Since the performance regressions are not yet resolved, I reverted this feature in anticipation of the release branch. http://hg.mozilla.org/integration/mozilla-inbound/rev/ba2e9970b80f

(In reply to Carsten Book [:Tomcat] from comment #75) > https://hg.mozilla.org/mozilla-central/rev/ba2e9970b80f I think this was a backout - this should be a [leave open]. Feel free to remove this from the whiteboard whenever the new patch is ready to be landed to fix this.

If there are not any other lines of investigation which provide similar performance with a low error, perhaps we should start a conversation (on mozilla.dev.tech.js-engine.internals) about whether we should adopt a similar strategy to V8's.

From comment #46, the V8 algorithm is only about 15% faster than what landed here - and Dan's SIMD implementation might well make up that difference, while still being significantly more precise. I think the main problem here is that we're removing the (dumb) math cache for sin/cos at the same time, and the new algorithm isn't quite fast enough to make up the difference. Is that right, Dan? Removing the math cache may be a goal in and of itself, but have we checked performance with the new algorithm if we cache the results like before? (we'd still be calculating both sin and cos and only caching the one we use, but the math cache isn't exactly sophisticated to begin with)
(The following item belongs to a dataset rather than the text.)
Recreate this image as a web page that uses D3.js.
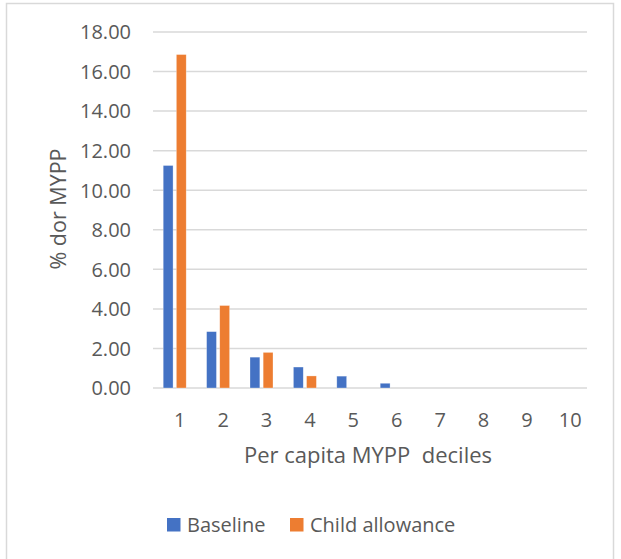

Dumb question: wouldn't a "smart" use of the math cache be to cache both sin & cos on look up of either, so the other is available for instances where both sin & cos are needed?

(In reply to Dave Garrett from comment #79) > Dumb question: wouldn't a "smart" use of the math cache be to cache both sin > & cos on look up of either, so the other is available for instances where > both sin & cos are needed? We are considering it; bug 984018 also discusses this. My tentative plan right now is to proceed with the SIMD patch (bug 996375, patch waiting for review), make SIMD work on platforms which need runtime feature detection, and then introduce a simple branch for small values that don't need range reduction. These together largely appear to make up the remaining difference in the testing I've done so far, though meaningful benchmarking is complex. If these specific changes end up insufficient, I'll drop this approach entirely and pursue other avenues mentioned above. The cache does appear to be disproportionately represented in Sunspider, and I'm attempting to keep it in perspective. Many real applications use sin/cos in essentially uncacheable ways, so it's important to make the non-cached case fast, regardless of whether we also have a cache for the benefit of Sunspider or making the sincos optimization easier to implement or anything else.

Some major news on this topic: TC39 discussed the topic of floating-point accuracy at their recent meeting. The consensus seems to be that JavaScript should start specifying accuracy requirements for its Math library functions. The details are not yet decided, but it seems that the desire is to be around 1 ulp for all functions, if not better. Even though we don't have new rules defined yet, V8 has already switched from their fast sin/cos implementation to an fdlibm-derived sin/cos implementation. It is within 1 ulp, though it is also significantly slower than the previous implementation. A 1-ulp requirement would also rule out the patch attached to this bug as it currently stands. We could potentially refine it to meet this requirement. I haven't yet decided whether this makes sense. I am currently participating in an effort to develop a set of rules to propose for the standard. If anyone here has any opinions about what should be done, let's talk about them.

The ideal solution would probably to add an optional second argument for these functions to the standard to specify a desired precision. Set a reasonable default, but then things that need best speed or best precision could request the implementation bias they want.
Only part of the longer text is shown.